From the moment a loved one passes, an executor has a great deal of responsibility to take on. The tasks that need handling are not always easy, and you may even experience complications when it comes to opening a probate in the correct location.
When settling a loved one's final affairs, you cannot open a probate in any location that suits you. This means that if you live in another state, you may need to travel to Florida in order to close your loved one's estate.
Where does probate open?
In some cases, the location of probate is relatively straightforward. If your loved one lived and held all of his or her assets within the same county, the probate process will open in that county. If the person lived in one county but held tangible property in a different county within the same state, you may still open probate proceedings in your loved one's county of residence. However, rules regarding this particular scenario vary from state to state, so it is wise to ensure that you understand the proper procedures.
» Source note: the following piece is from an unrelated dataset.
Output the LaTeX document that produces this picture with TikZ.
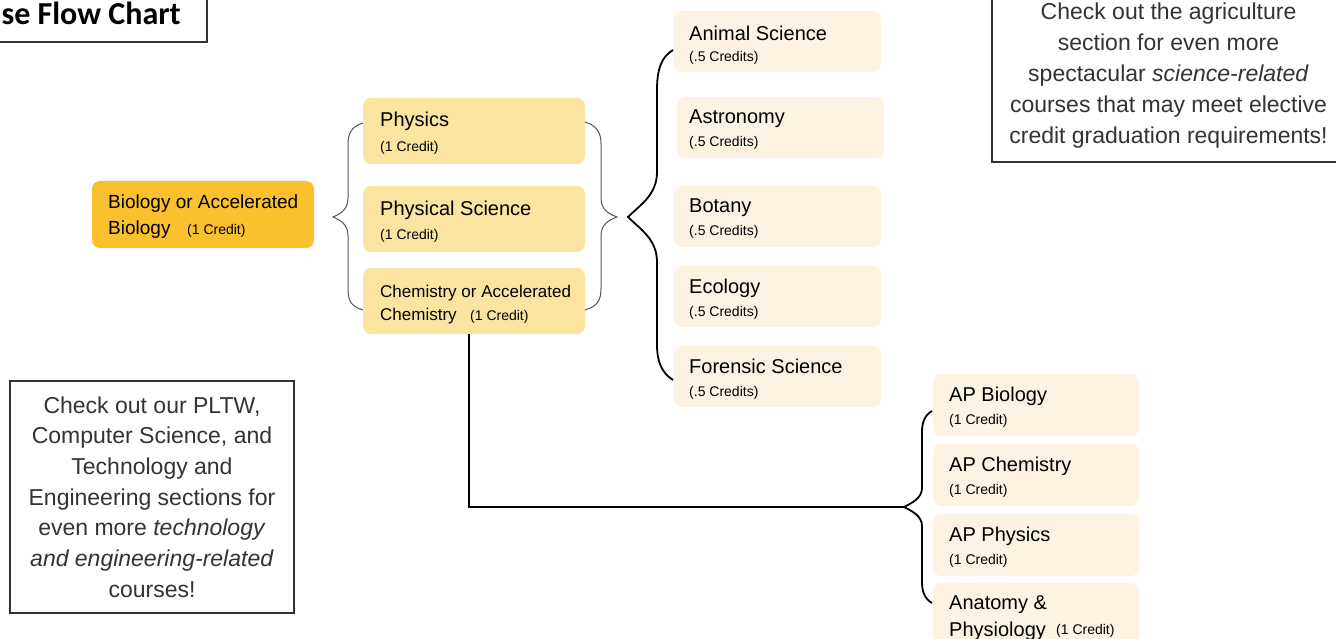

Aside from the county where your loved one lived, you may also need to look at the tangible and intangible assets. Hopefully, your loved one left you an inventory of all of his or her assets. If the majority of the estate consists of intangible assets, like bank accounts or patents, you may still open probate in the county of residence. The situation becomes more complicated with tangible assets outside the state.
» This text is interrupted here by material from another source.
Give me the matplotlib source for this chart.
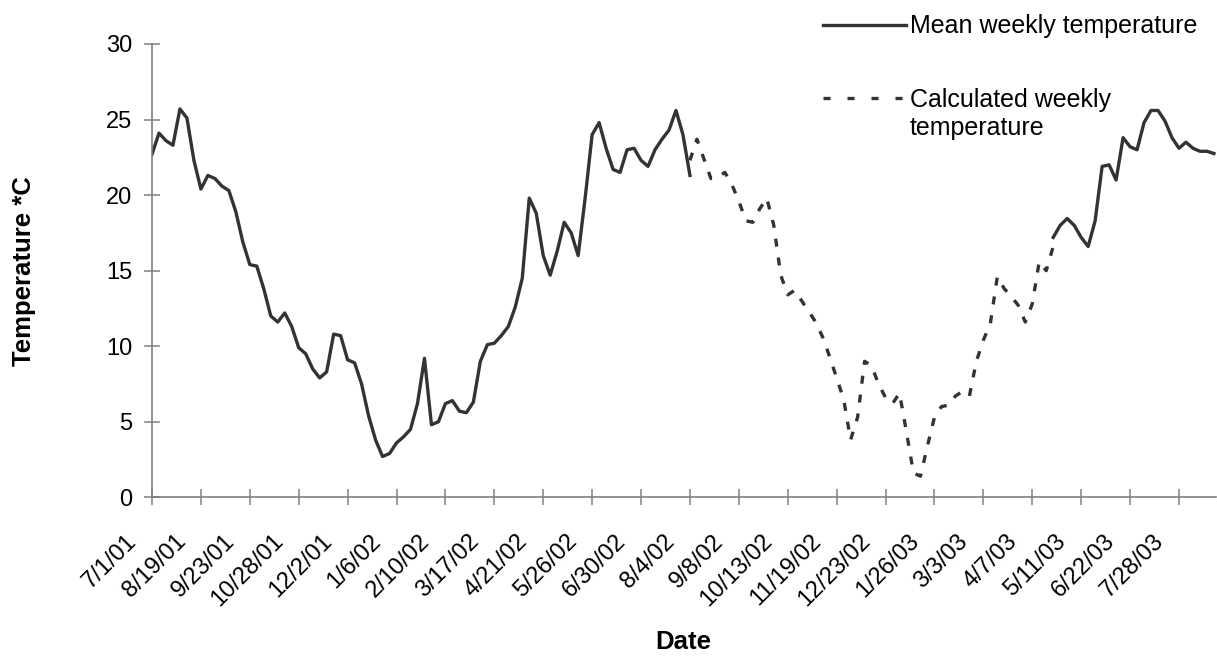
import numpy as np
import matplotlib
matplotlib.use("Agg")
import matplotlib.pyplot as plt
from matplotlib.lines import Line2D
from matplotlib.transforms import ScaledTranslation

plt.rcParams['font.family'] = ['Liberation Sans', 'DejaVu Sans']

# tick labels, one every 7 categories
date_labels = ['7/1/01', '8/19/01', '9/23/01', '10/28/01', '12/2/01', '1/6/02',
               '2/10/02', '3/17/02', '4/21/02', '5/26/02', '6/30/02', '8/4/02',
               '9/8/02', '10/13/02', '11/19/02', '12/23/02', '1/26/03', '3/3/03',
               '4/7/03', '5/11/03', '6/22/03', '7/28/03']

# measured mean weekly temperature, first stretch (categories 0-77)
mean_temp_a = [22.7, 24.1, 23.6, 23.3, 25.7, 25.1, 22.3, 20.4, 21.3, 21.1,
               20.6, 20.3, 18.9, 16.9, 15.4, 15.3, 13.8, 12.0, 11.6, 12.2,
               11.3, 9.9, 9.5, 8.5, 7.9, 8.3, 10.8, 10.7, 9.1, 8.9,
               7.5, 5.4, 3.8, 2.7, 2.9, 3.6, 4.0, 4.5, 6.2, 9.2,
               4.8, 5.0, 6.2, 6.4, 5.7, 5.6, 6.3, 9.0, 10.1, 10.2,
               10.7, 11.3, 12.6, 14.5, 19.8, 18.8, 16.0, 14.7, 16.3, 18.2,
               17.5, 16.0, 19.8, 24.0, 24.8, 23.1, 21.7, 21.5, 23.0, 23.1,
               22.3, 21.9, 23.0, 23.7, 24.3, 25.6, 24.0, 21.3]

# calculated weekly temperature (categories 77-129)
calc_temp = [22.3, 23.7, 22.4, 21.1, 21.2, 21.5, 20.7, 19.6, 18.3, 18.2,
             19.1, 19.8, 18.0, 14.7, 13.4, 13.7, 13.0, 12.3, 11.6, 10.6,
             9.3, 7.9, 6.5, 3.8, 5.3, 9.0, 8.7, 7.5, 6.6, 6.2,
             6.9, 4.3, 1.6, 1.4, 3.4, 5.3, 6.0, 6.1, 6.7, 7.0,
             6.7, 9.0, 10.4, 11.5, 14.6, 13.8, 13.3, 12.7, 11.6, 12.8,
             15.6, 15.0, 16.6]

# measured mean weekly temperature, second stretch (categories 129-152)
mean_temp_b = [17.2, 18.0, 18.45, 18.0, 17.2, 16.6, 18.3, 21.9, 22.0, 21.0,
               23.8, 23.2, 23.0, 24.8, 25.6, 25.6, 24.9, 23.8, 23.1, 23.5,
               23.1, 22.9, 22.9, 22.75]

x_a = np.arange(len(mean_temp_a))
x_c = np.arange(len(calc_temp)) + len(mean_temp_a) - 1
x_b = np.arange(len(mean_temp_b)) + x_c[-1]

line_col = '#333333'
axis_col = '#808080'

fig = plt.figure(figsize=(12.17, 6.61), dpi=100)
ax = fig.add_axes([152 / 1217, 163.7 / 661, 1064 / 1217, 453.3 / 661])

ax.plot(x_a, mean_temp_a, color=line_col, lw=2.4, solid_joinstyle='round')
ax.plot(x_b, mean_temp_b, color=line_col, lw=2.4, solid_joinstyle='round')
ax.plot(x_c, calc_temp, color=line_col, lw=2.4, dashes=(2.4, 3.3))

ax.set_xlim(0, 152.3)
ax.set_ylim(0, 30)

ax.set_xticks(np.arange(len(date_labels)) * 7)
ax.set_xticklabels(date_labels, rotation=45, ha='right', fontsize=17)
ax.set_yticks(range(0, 31, 5))
ax.tick_params(axis='y', labelsize=17)

for s in ['top', 'right']:
    ax.spines[s].set_visible(False)
for s in ['left', 'bottom']:
    ax.spines[s].set_color(axis_col)
    ax.spines[s].set_linewidth(1.2)

ax.tick_params(axis='x', direction='inout', length=11, width=1.1,
               color=axis_col, pad=16)
ax.tick_params(axis='y', direction='inout', length=11, width=1.1,
               color=axis_col, pad=8.5)

# Excel puts the rotated labels a bit to the left of their tick
shift = ScaledTranslation(-11 / 100, -3 / 100, fig.dpi_scale_trans)
for lab in ax.get_xticklabels():
    lab.set_transform(lab.get_transform() + shift)

ax.set_xlabel('Date', fontsize=18.5, fontweight='bold', va='center')
ax.xaxis.set_label_coords((683 - 152) / 1064, (497.3 - 641.7) / 453.3)
ax.set_ylabel('Temperature *C', fontsize=18.5, fontweight='bold', va='center')
ax.yaxis.set_label_coords((24 - 152) / 1064, 0.5)

# legend drawn in the top right corner, Excel style
W, H = 1217, 661
fig.add_artist(Line2D([822.7 / W, 906 / W], [1 - 25 / H, 1 - 25 / H],
                      color=line_col, lw=2.4))
fig.add_artist(Line2D([822.7 / W, 906 / W], [1 - 98 / H, 1 - 98 / H],
                      color=line_col, lw=2.4, dashes=(2.1, 5.1)))
fig.text(910 / W, 1 - 26 / H, 'Mean weekly temperature', fontsize=18,
         ha='left', va='center')
fig.text(910 / W, 1 - 114 / H, 'Calculated weekly\ntemperature', fontsize=18,
         ha='left', va='center', linespacing=1.2)

fig.savefig('out.png', dpi=100)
What is ancillary probate?
Ancillary probate refers to a second probate case that opens in another state to address tangible assets in that state. For instance, if your loved one permanently lived in Florida, but owned other real estate in another state, you may need to open probate in that other state to address that real estate. Unfortunately for you, that means that your duties as executor become a bit more complicated.
Luckily, legal professionals can help you handle all aspects of probate proceedings. Consulting with an attorney may help you understand where to open your loved one's probate case and what steps you may need to take if he or she owned property in another state. Settling your loved one's final affairs may take time and effort, but it is necessary to ensure that his or her final wishes are followed.